Si riprende subito. E già sono a caccia del treno giusto. Radar in azione. Bip… bip… eccolo! Si materializza con il gruppo Milano Naviglio che annovera tra i suoi l’amico di Strava Lorenzo. Finalmente ci si conosce dal vivo! E scopriamo tutti e due la nostra storia simile: il ciclismo amore tardivo, ma intensissimo.
Sarà con loro che, sempre a manetta, concluderò in bellezza. Perdendoli un po’ tra le stradine di campagna con il minaccioso ghiaietto in curva (meglio evitare la seconda caduta) e ritrovandoli pieni di energetico entusiasmo alla fine.

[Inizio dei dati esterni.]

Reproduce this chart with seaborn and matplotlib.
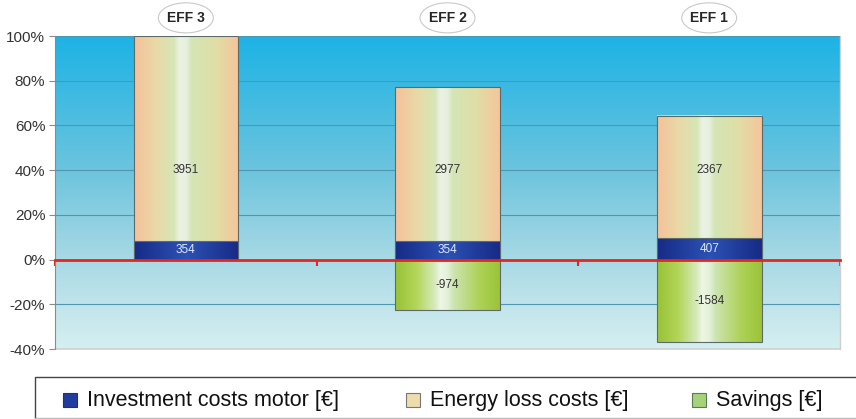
import numpy as np
import pandas as pd
import matplotlib
matplotlib.use("Agg")
import matplotlib.pyplot as plt
import matplotlib.transforms as mtransforms
import seaborn as sns
from matplotlib.colors import LinearSegmentedColormap
from matplotlib.patches import Ellipse, Rectangle
from matplotlib.ticker import FixedLocator

# Cost comparison of motor efficiency classes
categories = ["EFF 3", "EFF 2", "EFF 1"]
investment = [354, 354, 407]
energy_loss = [3951, 2977, 2367]
savings = [0, -974, -1584]
y_ticks = [-40, -20, 0, 20, 40, 60, 80, 100]
legend_labels = ["Investment costs motor [€]", "Energy loss costs [€]", "Savings [€]"]

# Everything is expressed relative to the total cost of the EFF 3 motor
reference_total = investment[0] + energy_loss[0]


def pct(values):
    return [100.0 * v / reference_total for v in values]


df = pd.DataFrame({
    "category": categories,
    "investment": pct(investment),
    "total": pct(np.add(investment, energy_loss)),
    "savings": pct(savings),
})

sns.set_theme(style="white")
plt.rcParams["font.family"] = ["Liberation Sans", "DejaVu Sans"]

W, H = 856, 419
fig = plt.figure(figsize=(W / 100, H / 100), dpi=100)
ax = fig.add_axes([55 / W, 70 / H, 785 / W, 313 / H])


def ramp(stops, n=256):
    cmap = LinearSegmentedColormap.from_list("r", stops)
    return cmap(np.linspace(0, 1, n))[:, :3]


fills = {
    "total": ramp([(0, "#f5c29a"), (0.22, "#e8daa8"), (0.38, "#d6e6b6"), (0.43, "#ebf2e4"),
                   (0.5, "#e7f0de"), (0.55, "#d4e5b6"), (0.78, "#e0dea6"), (1, "#f6c59b")]),
    "investment": ramp([(0, "#172a86"), (0.5, "#2c52b4"), (1, "#172a86")]),
    "savings": ramp([(0, "#98c236"), (0.2, "#b2d558"), (0.38, "#d6eabd"), (0.43, "#eef6e6"),
                     (0.5, "#e4f1d9"), (0.56, "#cde4b0"), (0.8, "#aed258"), (1, "#9ac438")]),
}
layer_z = {"total": 2, "investment": 3, "savings": 2}

BAR_W = 0.4
for col in ["total", "investment", "savings"]:
    n_before = len(ax.patches)
    sns.barplot(data=df, x="category", y=col, order=categories, width=BAR_W,
                color="white", errorbar=None, ax=ax)
    for rect in ax.patches[n_before:]:
        h = rect.get_height()
        if h == 0:
            rect.set_visible(False)
            continue
        x0, w, y0 = rect.get_x(), rect.get_width(), rect.get_y()
        lo, hi = min(y0, y0 + h), max(y0, y0 + h)
        z = layer_z[col]
        ax.imshow(fills[col][np.newaxis, :, :], extent=[x0, x0 + w, lo, hi],
                  aspect="auto", interpolation="bilinear", zorder=z)
        rect.set_facecolor("none")
        rect.set_edgecolor("#5e6a6a")
        rect.set_linewidth(0.8)
        rect.set_zorder(z + 0.1)

# Sky-like background of the plot area
bg = ramp([(0, "#d6eff1"), (0.286, "#a8d9e5"), (0.571, "#6cc4de"), (1, "#1cb3e5")])
ax.imshow(bg[:, np.newaxis, :], extent=[-0.5, 2.5, -40, 100], origin="lower",
          aspect="auto", interpolation="bilinear", zorder=0)
ax.set_xlim(-0.5, 2.5)
ax.set_ylim(-40, 100)

ax.set_axisbelow(True)
ax.yaxis.grid(True, color="#4f97ae", lw=0.8, zorder=0.5)
ax.xaxis.grid(False)

ax.set_yticks(y_ticks)
ax.set_yticklabels([f"{t}%" for t in y_ticks])
ax.tick_params(axis="y", length=4, width=0.8, color="#8a8a8a", labelsize=11,
               labelcolor="#333333", pad=3, left=True)
ax.set_xlabel("")
ax.set_ylabel("")

# Red zero line with category separators
red = "#e5261e"
ax.spines["bottom"].set_position(("data", 0))
ax.spines["bottom"].set_color(red)
ax.spines["bottom"].set_linewidth(2)
ax.spines["bottom"].set_zorder(4)
ax.xaxis.set_minor_locator(FixedLocator([-0.5, 0.5, 1.5, 2.5]))
ax.tick_params(axis="x", which="major", length=0, labelbottom=False)
ax.tick_params(axis="x", which="minor", length=4, width=1.5, color=red,
               direction="out", bottom=True)
ax.spines["left"].set_color("#8a8a8a")
ax.spines["left"].set_linewidth(0.8)
ax.spines["top"].set_visible(False)
ax.spines["right"].set_color("#cfcfcf")
ax.spines["right"].set_linewidth(1)
ax.plot([0, 1], [0, 0], transform=ax.transAxes, color="#cfcfcf", lw=1.2,
        clip_on=False, zorder=1)

# Value labels
for i in range(len(categories)):
    ax.text(i, 40, f"{energy_loss[i]}", ha="center", va="center", fontsize=8.5,
            color="#333333", zorder=5)
    ax.text(i, df["investment"][i] / 2, f"{investment[i]}", ha="center", va="center",
            fontsize=8.5, color="#dfe8ff", zorder=5)
    if savings[i] != 0:
        ax.text(i, df["savings"][i] / 2, f"{savings[i]}", ha="center", va="center",
                fontsize=8.5, color="#333333", zorder=5)

# Efficiency class badges above the bars
blend = mtransforms.blended_transform_factory(ax.transData, ax.transAxes)
for i, name in enumerate(categories):
    ax.add_patch(Ellipse((i, 1.058), width=0.21, height=0.096, transform=blend,
                         facecolor="white", edgecolor="#c9c9c9", lw=0.8, clip_on=False,
                         zorder=5))
    ax.text(i, 1.058, name, transform=blend, ha="center", va="center", fontsize=10,
            fontweight="bold", color="#262626", zorder=6, clip_on=False)

# Legend box below the chart (open to the right and bottom edges of the figure)
fig.add_artist(Rectangle((35 / W, -5 / H), 1.0, (H - 377 + 5) / H,
                         transform=fig.transFigure, fill=False,
                         edgecolor="#444444", lw=1))
fig.add_artist(plt.Line2D([35 / W, 1], [1.5 / H, 1.5 / H], transform=fig.transFigure,
                          color="#bdbdbd", lw=1))
legend_colors = ["#1f3c9e", "#ecdcae", "#a6d27a"]
legend_edges = ["#333333", "#777777", "#5a7a5a"]
legend_x = [63, 406, 692]
for x, lab, fc, ec in zip(legend_x, legend_labels, legend_colors, legend_edges):
    fig.add_artist(Rectangle((x / W, (H - 406.5) / H), 14 / W, 14 / H,
                             transform=fig.transFigure, facecolor=fc, edgecolor=ec,
                             lw=0.8))
    fig.text((x + 24) / W, (H - 406) / H, lab, ha="left", va="baseline",
             fontsize=15.5, color="#111111")

fig.savefig("out.png", dpi=100)
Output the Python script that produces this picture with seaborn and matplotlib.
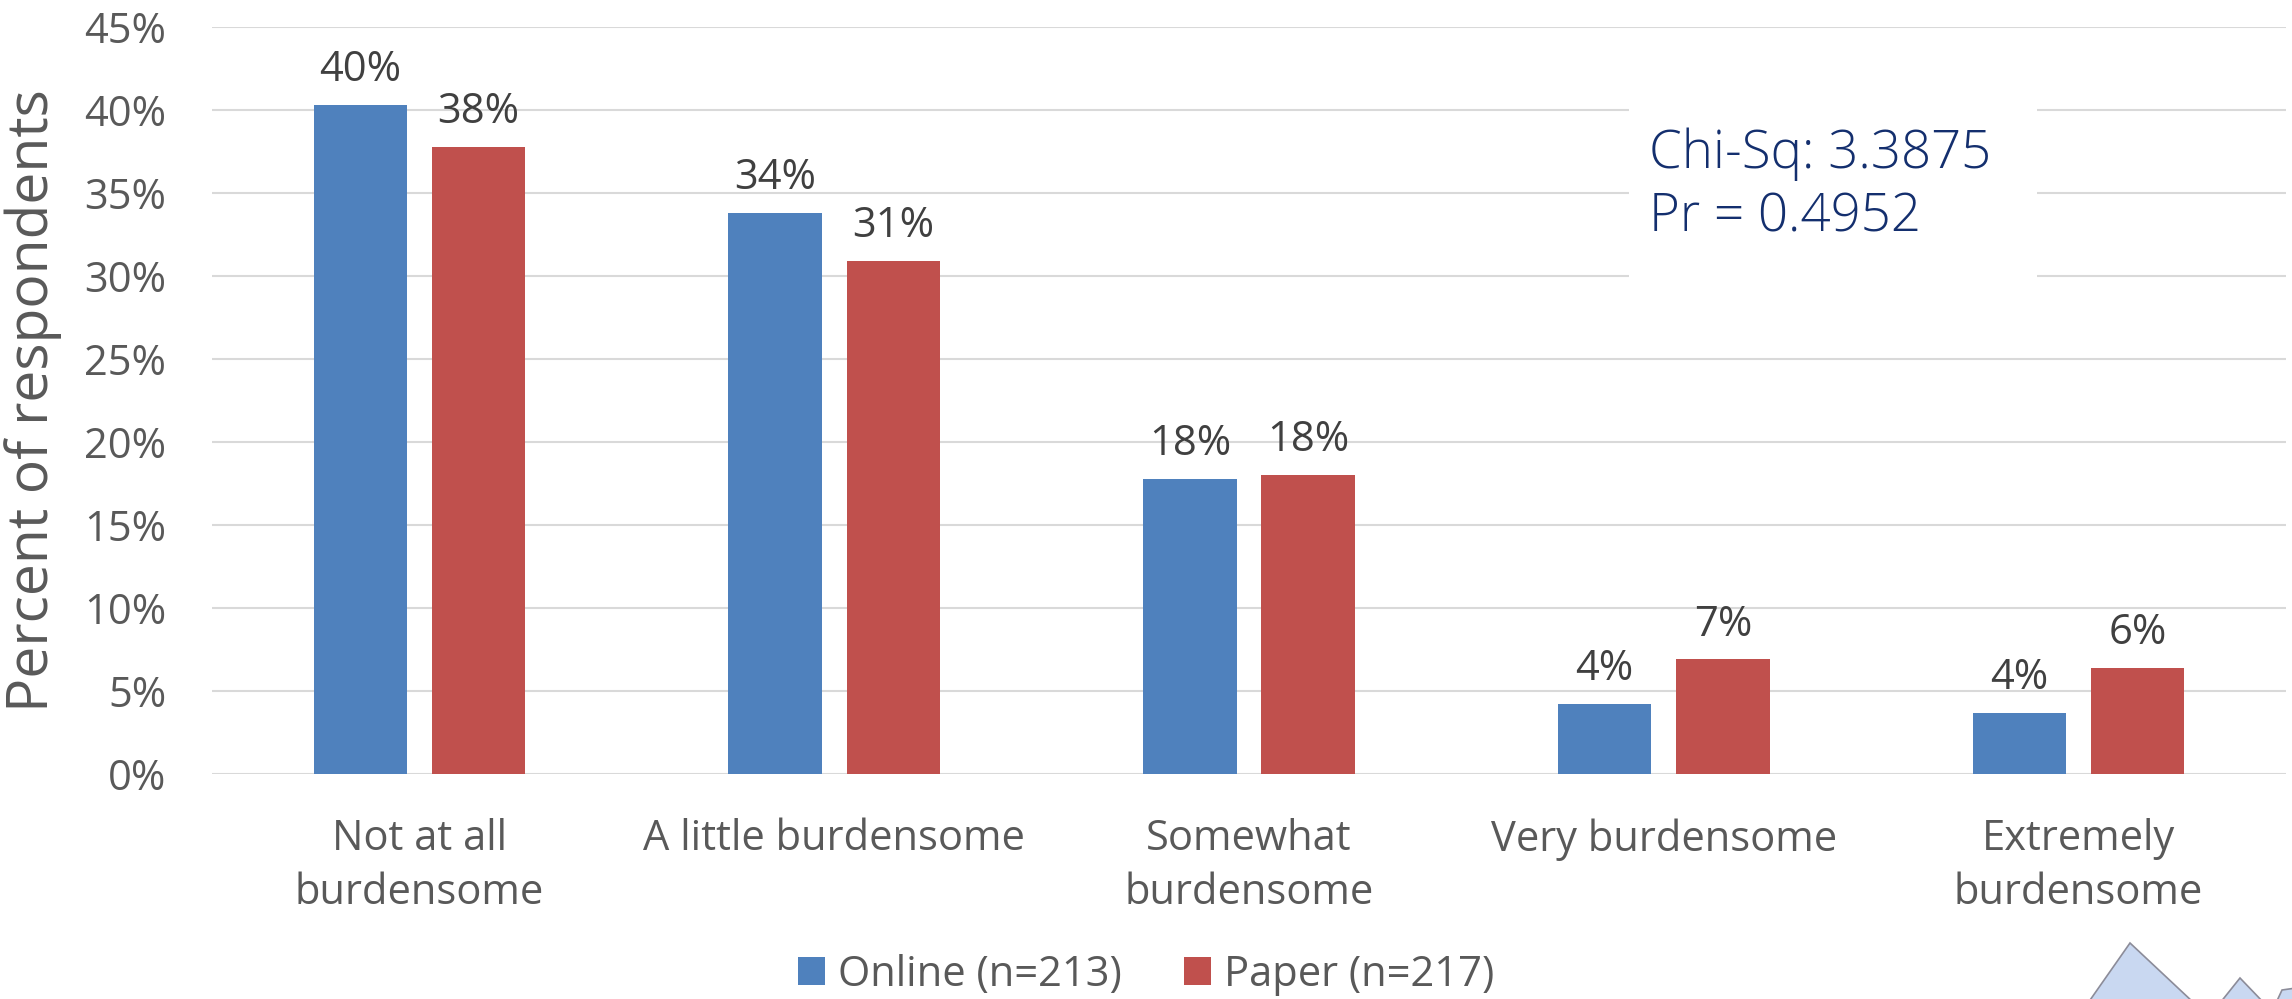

Un finale corale, quindi. Così come alla partenza. Ci si trova e ci si ritrova come se si fosse vinta insieme una battaglia. Sorrisi e quasi anche qualche lacrimuccia di emozione. Selfie di gruppo come se piovessero. Con Stefano, con cui ho corso tanto insieme. Con Lorenzo e i suoi amici. Con Roberto, che gli hanno sì fregato i guanti e se l’è fatta tutta senza, ma se la ride come se avesse vinto un premio. Con Alessandro, che ha già la testa alla Randolario quando sarà… Con Graziana che si fa il brindisi io con la birra e lei con il vino. E infine con Benedetta che trovo per la prima volta, finalmente, e sembriamo due sorelle separate alla nascita, tra abbracci e gioia incontenibile.
La Mirando è così e, ve lo prometto, non la rimpiangeremo perché l’anno prossimo si correrà ancora tutti insieme, abbracciandoci e baciandoci a più non posso com’è giusto che sia. Tra esseri umani.